Our History

The character of St Andrew’s changed dramatically in 1947/48 with the end of the British Mandate and the establishment of the State of Israel and the associated war, which led to a division of both Jerusalem and the Holy Land. The Scottish population of the city plummeted with the withdrawal of the British military administration and St Andrew’s found itself just on the western side of the Green line that divided the city, cut off from most of Jerusalem Christian community and the majority of the Holy sites, which were in the part of the city controlled by Jordan. The minister of St Andrew’s used to ring St Bride’s bell at a fixed time each day to indicate that he was still alive; there was no more conventional contact between East and West Jerusalem.

The hospice during this time was operating only intermittently. The Rev Clark Kerr, who was in charge, was often the only person at church for the Sunday morning service. On his departure, the Church and hospice were left in the care of the sometime Session Clerk and Treasurer, a former policeman and foundation member of St Andrew’s named Mr John Reid who volunteered as guardian while his wife Mary worked as Lady Warden of the hospice. With the Rev Hall they maintained worship at a time when this proved to be of great spiritual and religious value, and Mrs Reid relied on her resourcefulness to keep the hospice serviceable and prevent it from falling into complete disrepair.. Mr Reid was awarded an MBE for his efforts, a recognition which reflected also the innumerable services to the Church of Mrs Reid and their children Melville, Mary and Catherine, through this time of political turmoil, acute danger, and socio-economic problems. In 1955 the Rev and Mrs William Gardiner Scott took over the care of the Church and hospice.

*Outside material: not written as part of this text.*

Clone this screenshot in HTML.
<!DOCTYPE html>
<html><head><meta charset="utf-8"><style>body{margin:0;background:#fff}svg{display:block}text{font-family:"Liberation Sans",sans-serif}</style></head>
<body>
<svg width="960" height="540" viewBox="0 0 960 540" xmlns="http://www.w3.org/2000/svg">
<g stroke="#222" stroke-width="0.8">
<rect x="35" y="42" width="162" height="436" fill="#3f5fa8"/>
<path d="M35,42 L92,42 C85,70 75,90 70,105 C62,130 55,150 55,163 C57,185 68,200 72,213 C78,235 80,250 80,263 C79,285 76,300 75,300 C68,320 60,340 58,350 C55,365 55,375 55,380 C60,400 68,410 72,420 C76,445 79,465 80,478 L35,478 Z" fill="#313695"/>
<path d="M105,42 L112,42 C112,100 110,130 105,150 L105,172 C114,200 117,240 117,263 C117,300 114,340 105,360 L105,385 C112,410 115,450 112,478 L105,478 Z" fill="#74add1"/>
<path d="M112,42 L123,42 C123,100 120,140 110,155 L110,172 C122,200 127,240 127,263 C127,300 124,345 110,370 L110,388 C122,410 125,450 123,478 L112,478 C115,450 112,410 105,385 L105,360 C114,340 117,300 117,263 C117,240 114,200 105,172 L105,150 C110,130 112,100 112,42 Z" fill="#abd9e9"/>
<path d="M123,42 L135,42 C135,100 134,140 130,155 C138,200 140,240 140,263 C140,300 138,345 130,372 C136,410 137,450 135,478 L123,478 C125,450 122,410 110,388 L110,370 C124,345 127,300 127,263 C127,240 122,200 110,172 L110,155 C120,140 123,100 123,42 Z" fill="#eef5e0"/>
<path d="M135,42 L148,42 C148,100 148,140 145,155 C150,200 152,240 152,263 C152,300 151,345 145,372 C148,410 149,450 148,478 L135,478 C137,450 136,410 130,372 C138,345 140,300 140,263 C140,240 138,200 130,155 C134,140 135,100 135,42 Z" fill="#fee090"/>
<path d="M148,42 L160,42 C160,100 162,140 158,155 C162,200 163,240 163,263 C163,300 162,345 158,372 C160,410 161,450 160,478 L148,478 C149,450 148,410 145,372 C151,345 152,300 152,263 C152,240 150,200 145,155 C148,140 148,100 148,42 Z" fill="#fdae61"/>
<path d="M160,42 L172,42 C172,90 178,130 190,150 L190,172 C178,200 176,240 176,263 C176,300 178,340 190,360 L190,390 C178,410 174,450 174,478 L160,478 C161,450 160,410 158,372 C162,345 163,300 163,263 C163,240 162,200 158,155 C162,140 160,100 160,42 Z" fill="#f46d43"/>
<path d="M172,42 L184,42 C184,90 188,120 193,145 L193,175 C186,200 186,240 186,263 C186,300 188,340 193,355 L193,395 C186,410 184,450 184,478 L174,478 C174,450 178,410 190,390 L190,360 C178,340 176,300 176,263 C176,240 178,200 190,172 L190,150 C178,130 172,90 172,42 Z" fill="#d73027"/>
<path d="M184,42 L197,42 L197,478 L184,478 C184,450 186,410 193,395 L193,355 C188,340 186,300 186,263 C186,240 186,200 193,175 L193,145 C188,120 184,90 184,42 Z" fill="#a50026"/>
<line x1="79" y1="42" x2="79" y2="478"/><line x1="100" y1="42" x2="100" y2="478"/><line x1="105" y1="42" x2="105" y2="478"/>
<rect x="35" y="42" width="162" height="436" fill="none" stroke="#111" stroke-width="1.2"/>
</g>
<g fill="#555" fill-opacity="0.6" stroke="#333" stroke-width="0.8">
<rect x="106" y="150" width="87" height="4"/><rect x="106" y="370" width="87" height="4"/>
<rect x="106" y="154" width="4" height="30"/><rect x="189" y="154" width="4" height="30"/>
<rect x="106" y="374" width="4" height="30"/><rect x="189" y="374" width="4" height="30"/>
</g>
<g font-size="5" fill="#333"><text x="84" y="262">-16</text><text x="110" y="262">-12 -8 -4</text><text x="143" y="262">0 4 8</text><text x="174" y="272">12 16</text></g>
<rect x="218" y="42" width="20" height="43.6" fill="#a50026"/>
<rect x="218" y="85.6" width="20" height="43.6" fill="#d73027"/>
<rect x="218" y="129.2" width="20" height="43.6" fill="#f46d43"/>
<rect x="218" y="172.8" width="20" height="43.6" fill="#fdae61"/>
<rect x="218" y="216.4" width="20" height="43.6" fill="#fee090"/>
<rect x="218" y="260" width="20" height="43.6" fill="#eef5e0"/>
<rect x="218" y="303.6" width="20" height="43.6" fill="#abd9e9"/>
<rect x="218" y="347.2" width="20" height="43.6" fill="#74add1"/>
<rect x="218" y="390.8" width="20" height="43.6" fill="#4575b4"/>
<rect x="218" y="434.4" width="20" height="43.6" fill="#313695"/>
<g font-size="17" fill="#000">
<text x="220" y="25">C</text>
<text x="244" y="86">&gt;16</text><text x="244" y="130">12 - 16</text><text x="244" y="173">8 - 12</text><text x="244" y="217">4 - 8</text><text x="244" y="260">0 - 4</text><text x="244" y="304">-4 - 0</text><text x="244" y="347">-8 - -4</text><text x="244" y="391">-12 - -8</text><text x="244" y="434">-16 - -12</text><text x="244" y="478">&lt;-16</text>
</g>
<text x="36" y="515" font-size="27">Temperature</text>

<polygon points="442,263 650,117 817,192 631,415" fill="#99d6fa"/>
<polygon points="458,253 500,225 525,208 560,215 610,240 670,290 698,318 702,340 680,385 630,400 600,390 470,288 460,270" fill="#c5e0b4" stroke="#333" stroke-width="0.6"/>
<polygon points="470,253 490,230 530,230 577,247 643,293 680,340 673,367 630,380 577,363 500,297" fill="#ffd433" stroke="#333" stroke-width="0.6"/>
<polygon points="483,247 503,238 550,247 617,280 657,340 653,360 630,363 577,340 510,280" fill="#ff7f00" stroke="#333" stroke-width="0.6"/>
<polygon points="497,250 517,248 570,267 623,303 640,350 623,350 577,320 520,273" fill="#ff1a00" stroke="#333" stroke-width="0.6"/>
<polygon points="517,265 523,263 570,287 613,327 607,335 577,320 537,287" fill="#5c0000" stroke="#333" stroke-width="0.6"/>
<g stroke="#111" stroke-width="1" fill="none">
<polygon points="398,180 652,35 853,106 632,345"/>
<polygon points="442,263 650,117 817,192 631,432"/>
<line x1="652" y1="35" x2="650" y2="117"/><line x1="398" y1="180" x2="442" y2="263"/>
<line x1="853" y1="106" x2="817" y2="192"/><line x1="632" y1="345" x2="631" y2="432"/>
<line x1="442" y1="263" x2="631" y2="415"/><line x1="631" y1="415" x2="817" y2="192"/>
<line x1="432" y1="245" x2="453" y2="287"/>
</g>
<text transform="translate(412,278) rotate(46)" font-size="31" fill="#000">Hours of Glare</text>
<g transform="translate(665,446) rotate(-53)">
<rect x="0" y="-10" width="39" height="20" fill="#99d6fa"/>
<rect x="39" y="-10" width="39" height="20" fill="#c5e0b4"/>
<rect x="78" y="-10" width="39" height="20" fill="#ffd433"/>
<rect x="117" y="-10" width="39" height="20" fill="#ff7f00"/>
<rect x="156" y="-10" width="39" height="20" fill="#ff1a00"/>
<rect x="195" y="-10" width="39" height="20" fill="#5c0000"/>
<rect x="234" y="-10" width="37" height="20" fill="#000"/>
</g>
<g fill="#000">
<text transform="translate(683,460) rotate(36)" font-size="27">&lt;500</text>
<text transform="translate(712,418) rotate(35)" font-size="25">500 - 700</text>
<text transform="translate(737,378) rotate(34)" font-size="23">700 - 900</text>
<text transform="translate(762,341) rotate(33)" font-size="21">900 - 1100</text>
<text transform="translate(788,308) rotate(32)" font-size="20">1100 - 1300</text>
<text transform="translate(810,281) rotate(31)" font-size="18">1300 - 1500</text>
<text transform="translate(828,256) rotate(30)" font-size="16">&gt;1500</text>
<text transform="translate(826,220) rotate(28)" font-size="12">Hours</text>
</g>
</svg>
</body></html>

Bill and Darinka recorded that the hospice was a terrible mess. Junk was stored everywhere, rooms had been let out to missionaries, orange boxes were piled high to the ceiling, only primus stoves were available for cooking and laundry had to be washed in large metal tubs heated over stoves on the floor. As reliable domestic staff proved difficult, so the Gardiner Scott’s did most of the work themselves.

 During the 1967 Six Day War, St Andrew’s was placed in a dangerous position as it was in the firing line between the Israeli and Jordanian forces and the bullet marks on the outside of the building still bear witness to the fierce fighting that took place.

Although there were other wardens that took their turn at St Andrew’s, the Gardiner Scott’s came back for a second stint and soon faced the short but grim Six Day War. Catering for the hospice guests (plus eight people who had been decanted from the British Consulate) was, to say the least, difficult. The result of the Six Day War was that Jerusalem was once again physically, if not socially united, with access again to the Holy sites and the wider Christian community.

As a result there was a considerable increase in the pilgrim traffic coming to the Church and Hospice and while there continued to be a small local congregation, made up of Palestinian and expatriate Christians living in the city, a ministry to Pilgrims became the central focus of St Andrew’s.

In recent years, the Church of Scotland, through its local congregation at St Andrew’s and at the level of its World Mission Council, has become conscious of the need not only to minister to pilgrims from overseas, but also to engage more fully with the people and problems of this troubled land.

As a result several steps have been taken, including the creation of two formal partnerships between the Church of Scotland and, the Diocese of the Episcopal Church in Jerusalem and another with the Evangelical Lutheran Church in Jordan and the Holy Land.

The Church is seeking to develop a greater educational emphasis, by organising programmes and alternative pilgrimages that will enable visitors to meet local people, especially local Christians, and so deepen their understanding of the contemporary problems of the Holy Land.

Sunbula, a non-profit organisation which markets handicrafts from self-supporting women’s groups was located at St Andrew’s in 1988, founded on principles of justice and fair-trading. The organisation has a shop in the Guesthouse which is open to visitors and guests at specific times of the day.